Redfield’s personal bent is at the root of one issue that dogs him. In the early years of the AIDS epidemic, he took deeply conservative positions on issues such as mandatory screening and patient segregation. Patient advocates said those positions were contrary to science, would add to the enormous stigma of AIDS, and cause the infected to flee underground and the epidemic to get worse.

“The science was known at the time,” said Jeffrey Levi, who battled with Redfield at the time. Levi is a professor of health management and policy at George Washington University’s Milken Institute School of Public Health.

Asked whether Redfield was a good pick for CDC director, Levi said, “The short answer is no.”

That is one of two lines of controversy in Redfield’s past. The other was a serious battle over his scientific conduct when Redfield served in the military and for a time seemed on the path of a vaccine to prevent AIDS. Such a discovery would have been earth-shaking in the scientific community.

In 1992, two fellow military researchers wrote a scathing letter accusing Redfield of continually claiming his results were better than they were, despite being warned and agreeing to stop.

They weren’t offhand comments, but prominent statements including an article in the prestigious New England Journal of Medicine and a presentation at a conference in Amsterdam. Dr. Craig Hendrix and Dr. Neal Boswell called for an independent outside investigation.

Hendrix is now also a professor at Johns Hopkins focusing on drugs for AIDS. Boswell for years worked at a clinic for the poor in Brunswick, and he has been honored by the Georgia Hospital Association. Boswell did not respond to a message from the AJC forwarded to him by the clinic.

The doctors and supporting witness statements alleged a number of offenses, including that Redfield cherry-picked his results, bullied a statistician to analyze his data in a way the statistician thought was not right, and continued to overstate his results.
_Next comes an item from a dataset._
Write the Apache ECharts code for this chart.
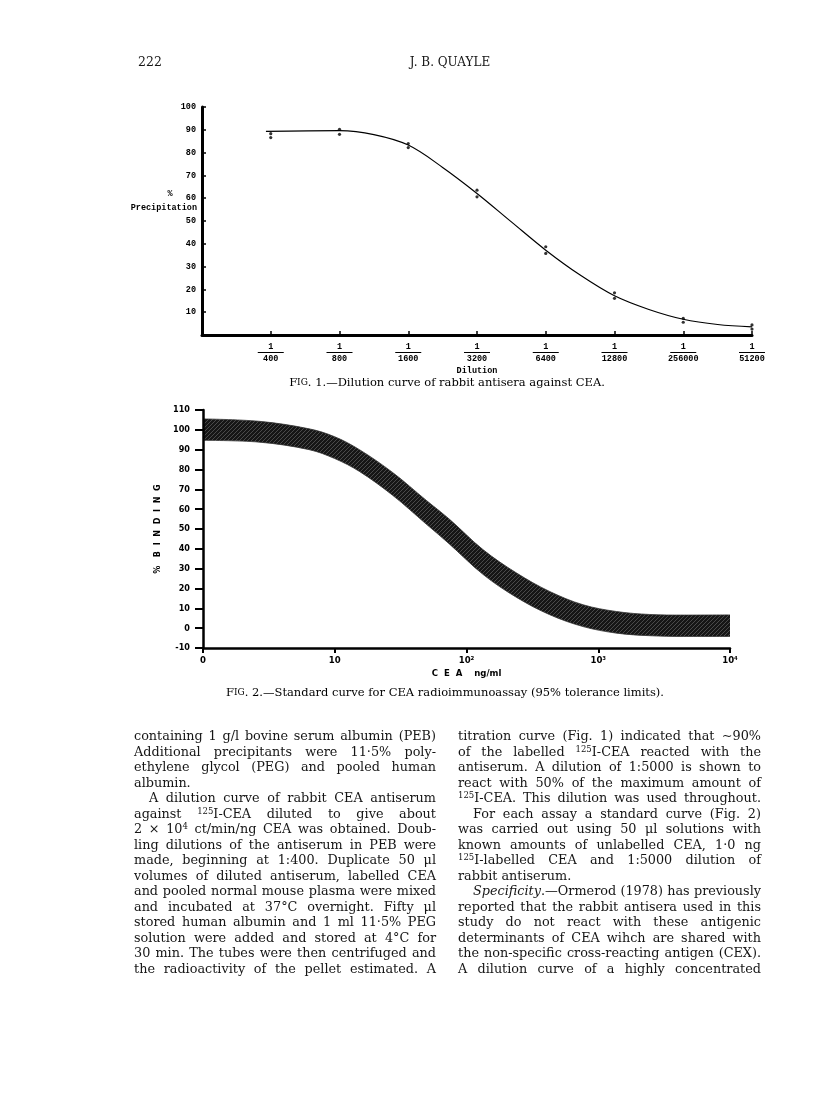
<!DOCTYPE html>
<html>
<head>
<meta charset="utf-8">
<script src="https://cdn.jsdelivr.net/npm/echarts@6/dist/echarts.min.js"></script>
<style>
  html, body { margin: 0; padding: 0; background: #fff; }
  #page { position: relative; width: 816px; height: 1101px; overflow: hidden; }
  #chart { position: absolute; left: 0; top: 0; width: 816px; height: 1101px; }
  .col { position: absolute; font-family: "DejaVu Serif", serif; font-size: 12.8px; line-height: 15.5px; color: #151515; }
  .ln { text-align: justify; text-align-last: justify; white-space: nowrap; overflow: visible; }
  .ln.last { text-align-last: left; }
  .ln.ind { text-indent: 15px; }
  sup { font-size: 8.5px; vertical-align: 4px; line-height: 0; }
</style>
</head>
<body>
<div id="page">
  <div id="chart"></div>
  <div class="col" id="left" style="left:134px; top:728px; width:302px;">
    <div class="ln">containing 1 g/l bovine serum albumin (PEB)</div>
    <div class="ln">Additional precipitants were 11·5% poly-</div>
    <div class="ln">ethylene glycol (PEG) and pooled human</div>
    <div class="ln last">albumin.</div>
    <div class="ln ind">A dilution curve of rabbit CEA antiserum</div>
    <div class="ln">against <sup>125</sup>I-CEA diluted to give about</div>
    <div class="ln">2 × 10<sup>4</sup> ct/min/ng CEA was obtained. Doub-</div>
    <div class="ln">ling dilutions of the antiserum in PEB were</div>
    <div class="ln">made, beginning at 1:400. Duplicate 50 μl</div>
    <div class="ln">volumes of diluted antiserum, labelled CEA</div>
    <div class="ln">and pooled normal mouse plasma were mixed</div>
    <div class="ln">and incubated at 37°C overnight. Fifty μl</div>
    <div class="ln">stored human albumin and 1 ml 11·5% PEG</div>
    <div class="ln">solution were added and stored at 4°C for</div>
    <div class="ln">30 min. The tubes were then centrifuged and</div>
    <div class="ln">the radioactivity of the pellet estimated. A</div>
  </div>
  <div class="col" id="right" style="left:458px; top:728px; width:303px;">
    <div class="ln">titration curve (Fig. 1) indicated that ∼90%</div>
    <div class="ln">of the labelled <sup>125</sup>I-CEA reacted with the</div>
    <div class="ln">antiserum. A dilution of 1:5000 is shown to</div>
    <div class="ln">react with 50% of the maximum amount of</div>
    <div class="ln"><sup>125</sup>I-CEA. This dilution was used throughout.</div>
    <div class="ln ind">For each assay a standard curve (Fig. 2)</div>
    <div class="ln">was carried out using 50 μl solutions with</div>
    <div class="ln">known amounts of unlabelled CEA, 1·0 ng</div>
    <div class="ln"><sup>125</sup>I-labelled CEA and 1:5000 dilution of</div>
    <div class="ln last">rabbit antiserum.</div>
    <div class="ln ind"><i>Specificity</i>.—Ormerod (1978) has previously</div>
    <div class="ln">reported that the rabbit antisera used in this</div>
    <div class="ln">study do not react with these antigenic</div>
    <div class="ln">determinants of CEA wihch are shared with</div>
    <div class="ln">the non-specific cross-reacting antigen (CEX).</div>
    <div class="ln">A dilution curve of a highly concentrated</div>
  </div>
</div>
<script>
// ---------- Fig. 1 data ----------
const dilutionLabels = ['400', '800', '1600', '3200', '6400', '12800', '256000', '51200'];
const dilutionIndex = [0, 1, 2, 3, 4, 5, 6, 7];
const precipReplicateA = [88.3, 90.2, 84.0, 63.5, 38.7, 18.5, 7.3, 4.4];
const precipReplicateB = [86.6, 88.0, 82.2, 60.6, 35.8, 16.1, 5.6, 2.6];
const fitCurveX = [-0.07, 1, 1.5, 2, 2.5, 3, 3.5, 4, 4.5, 5, 5.5, 6, 6.5, 7];
const fitCurveY = [89.3, 89.6, 87.9, 83.3, 73.5, 62.1, 49.6, 37.2, 26.3, 17.2, 11.2, 6.9, 4.6, 3.6];

// ---------- Fig. 2 data ----------
const ceaDose = [1, 2.67, 6.4, 10, 15.4, 27.5, 49.4, 74, 134, 240, 428, 767, 1374, 2460, 4413, 10000];
const bindingUpper = [105.5, 104.3, 100.5, 96.5, 90.0, 78.5, 64.5, 55.0, 39.5, 27.8, 18.5, 11.8, 8.4, 6.9, 6.6, 6.7];
const bindingLower = [94.7, 93.8, 90.0, 85.5, 79.0, 67.0, 52.5, 42.5, 27.0, 15.5, 6.8, 0.8, -2.5, -3.8, -4.2, -4.2];
const ceaTickLabels = { 1: '0', 10: '10', 100: '10²', 1000: '10³', 10000: '10⁴' };

const chart = echarts.init(document.getElementById('chart'), null, { renderer: 'canvas' });

function hatchPattern() {
  const c = document.createElement('canvas');
  c.width = 4; c.height = 4;
  const g = c.getContext('2d');
  g.fillStyle = '#161616';
  g.fillRect(0, 0, 4, 4);
  g.strokeStyle = '#4a4a4a';
  g.lineWidth = 1;
  g.beginPath(); g.moveTo(-1, 5); g.lineTo(5, -1); g.stroke();
  return c;
}

const mono = '"Liberation Mono", "DejaVu Sans Mono", monospace';
const narrow = '"Liberation Sans Narrow", "DejaVu Sans Condensed", "Liberation Sans", sans-serif';
const serif = '"DejaVu Serif", "Liberation Serif", serif';

function pairs(xs, ys) { return xs.map((x, i) => [x, ys[i]]); }

const captionRich = {
  a: { fontFamily: serif, fontSize: 11.5, color: '#151515' },
  b: { fontFamily: serif, fontSize: 9, color: '#151515' }
};

const option = {
  backgroundColor: '#fff',
  animation: false,
  grid: [
    { left: 202, top: 107, width: 550, height: 228 },
    { left: 203, top: 410, width: 527, height: 238 }
  ],
  xAxis: [
    {
      gridIndex: 0, type: 'value', min: -1, max: 7, interval: 1,
      axisLine: { onZero: false, lineStyle: { color: '#000', width: 3 } },
      axisTick: { inside: true, length: 4, lineStyle: { color: '#000', width: 1.5 } },
      splitLine: { show: false },
      axisLabel: {
        margin: 7,
        formatter: v => (v < 0 ? '' : '{n|1}\n{r| }\n{d|' + dilutionLabels[v] + '}'),
        rich: {
          n: { fontFamily: mono, fontWeight: 'bold', fontSize: 8.5, color: '#000', lineHeight: 9, align: 'center' },
          r: { width: 26, height: 1, lineHeight: 3, fontSize: 1, backgroundColor: '#000', align: 'center' },
          d: { fontFamily: mono, fontWeight: 'bold', fontSize: 8.5, color: '#000', lineHeight: 10, align: 'center' }
        }
      },
      name: 'Dilution', nameLocation: 'middle', nameGap: 31,
      nameTextStyle: { fontFamily: mono, fontWeight: 'bold', fontSize: 8.5, color: '#000' }
    },
    {
      gridIndex: 1, type: 'log', logBase: 10, min: 1, max: 10000, z: 5,
      axisLine: { onZero: false, lineStyle: { color: '#000', width: 2.5 } },
      axisTick: { inside: false, length: 5, lineStyle: { color: '#000', width: 2 } },
      minorTick: { show: false },
      splitLine: { show: false },
      axisLabel: {
        margin: 8, color: '#000', fontFamily: narrow, fontWeight: 'bold', fontSize: 9.5,
        formatter: v => ceaTickLabels[Math.round(v)] || ''
      },
      name: 'C  E  A    ng/ml', nameLocation: 'middle', nameGap: 21,
      nameTextStyle: { fontFamily: narrow, fontWeight: 'bold', fontSize: 9.5, color: '#000' }
    }
  ],
  yAxis: [
    {
      gridIndex: 0, type: 'value', min: 0, max: 100, interval: 10,
      axisLine: { show: true, onZero: false, lineStyle: { color: '#000', width: 3 } },
      axisTick: { show: true, inside: true, length: 4, lineStyle: { color: '#000', width: 1.5 } },
      splitLine: { show: false },
      axisLabel: {
        margin: 6, color: '#000', fontFamily: mono, fontWeight: 'bold', fontSize: 8.5,
        formatter: v => (v === 0 ? '' : String(v))
      }
    },
    {
      gridIndex: 1, type: 'value', min: -10, max: 110, interval: 10, z: 5,
      axisLine: { show: true, onZero: false, lineStyle: { color: '#000', width: 2.5 } },
      axisTick: { show: true, inside: false, length: 8, lineStyle: { color: '#000', width: 2 } },
      splitLine: { show: false },
      axisLabel: { margin: 13, color: '#000', fontFamily: narrow, fontWeight: 'bold', fontSize: 9 },
      name: '%   B  I  N  D  I  N  G', nameLocation: 'middle', nameRotate: 90, nameGap: 32,
      nameTextStyle: { fontFamily: narrow, fontWeight: 'bold', fontSize: 9, color: '#000' }
    }
  ],
  series: [
    {
      name: 'fit', type: 'line', xAxisIndex: 0, yAxisIndex: 0,
      data: pairs(fitCurveX, fitCurveY), smooth: 0.35, symbol: 'none',
      lineStyle: { color: '#000', width: 1.2 }
    },
    {
      name: 'replicate A', type: 'scatter', xAxisIndex: 0, yAxisIndex: 0,
      data: pairs(dilutionIndex, precipReplicateA), symbol: 'circle', symbolSize: 3.2,
      itemStyle: { color: '#000' }
    },
    {
      name: 'replicate B', type: 'scatter', xAxisIndex: 0, yAxisIndex: 0,
      data: pairs(dilutionIndex, precipReplicateB), symbol: 'circle', symbolSize: 3.2,
      itemStyle: { color: '#000' }
    },
    {
      name: 'upper limit', type: 'line', xAxisIndex: 1, yAxisIndex: 1, z: 2,
      data: pairs(ceaDose, bindingUpper), smooth: 0.35, symbol: 'none',
      lineStyle: { width: 0.8, color: '#333' },
      areaStyle: { origin: 'start', opacity: 1, color: { image: hatchPattern(), repetition: 'repeat' } }
    },
    {
      name: 'lower limit', type: 'line', xAxisIndex: 1, yAxisIndex: 1, z: 3,
      data: pairs(ceaDose, bindingLower), smooth: 0.35, symbol: 'none',
      lineStyle: { width: 0.8, color: '#333' },
      areaStyle: { origin: 'start', opacity: 1, color: '#fff' }
    }
  ],
  graphic: [
    { type: 'text', x: 138, y: 63, style: { text: '222', font: '12.5px ' + serif, fill: '#151515', textVerticalAlign: 'middle' } },
    { type: 'text', x: 450, y: 63, style: { text: 'J. B. QUAYLE', font: '12px ' + serif, fill: '#151515', textAlign: 'center', textVerticalAlign: 'middle' } },
    { type: 'text', x: 170, y: 194, style: { text: '%', font: 'bold 8.5px ' + mono, fill: '#000', textAlign: 'center', textVerticalAlign: 'middle' } },
    { type: 'text', x: 197, y: 208, style: { text: 'Precipitation', font: 'bold 8.5px ' + mono, fill: '#000', textAlign: 'right', textVerticalAlign: 'middle' } },
    {
      type: 'text', x: 447, y: 383,
      style: {
        text: '{a|F}{b|IG}{a|. 1.—Dilution curve of rabbit antisera against CEA.}',
        textAlign: 'center', textVerticalAlign: 'middle', rich: captionRich
      }
    },
    {
      type: 'text', x: 445, y: 693,
      style: {
        text: '{a|F}{b|IG}{a|. 2.—Standard curve for CEA radioimmunoassay (95% tolerance limits).}',
        textAlign: 'center', textVerticalAlign: 'middle', rich: captionRich
      }
    }
  ]
};
chart.setOption(option);
</script>
</body>
</html>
“We regret that the problem must be raised to this level, but actions taken to date have failed to resolve the problem. The scientific credibility of the entire (Military Medical Consortium for the Advancement of Retroviral Research) is at risk and is already being questioned by those outside our organization. …We cannot continue to deceive.” Hendrix told the AJC this week that he stands by the letter.

An initial institutional review subcommittee found that Redfield’s representations “seriously threaten his credibility as a researcher” and “creates false hope and could result in premature deployment of the vaccine.” In the end, what the AJC reported at the time as “an informal review” found the actions did not rise to the level of misconduct.

Dr. Sidney Wolfe, a consumer advocate at Public Citizen who in 1994 obtained the documents, said this week that Redfield’s name “should be immediately withdrawn.”

A caring, daring clinician

Rearchers and advocates who have worked with Redfield in the years since point to two decades of different work; good and important work. His supporters point to his work helping a patient population full of gay men and others under threat of stigma.

“The criticism that’s been brought up was 25 years ago or more,” said Dr. James Curran, an epidemiology professor and dean of the Rollins School of Public Health at Emory University. “What I look at in these kinds of circumstances was not only what was going on then but what’s happened since. What you see in Dr. Redfield is someone committed to the field. There’s a lot of people who’ve been controversial and moved on to something else. … He’s somebody who’s really walked the walk.”

No less a Democrat than Kathleen Kennedy Townsend vouches for him, too. She has known Redfield for two decades as a member of his institute’s board. In such positions, it’s the director’s job to tell board members things that are going wrong before they become public embarrassments.

She called him “a person who changes as life circumstances change.”

“I’m impressed by his integrity, his forthrightness and his caring,” she said. “And his deep devotion to his patients.”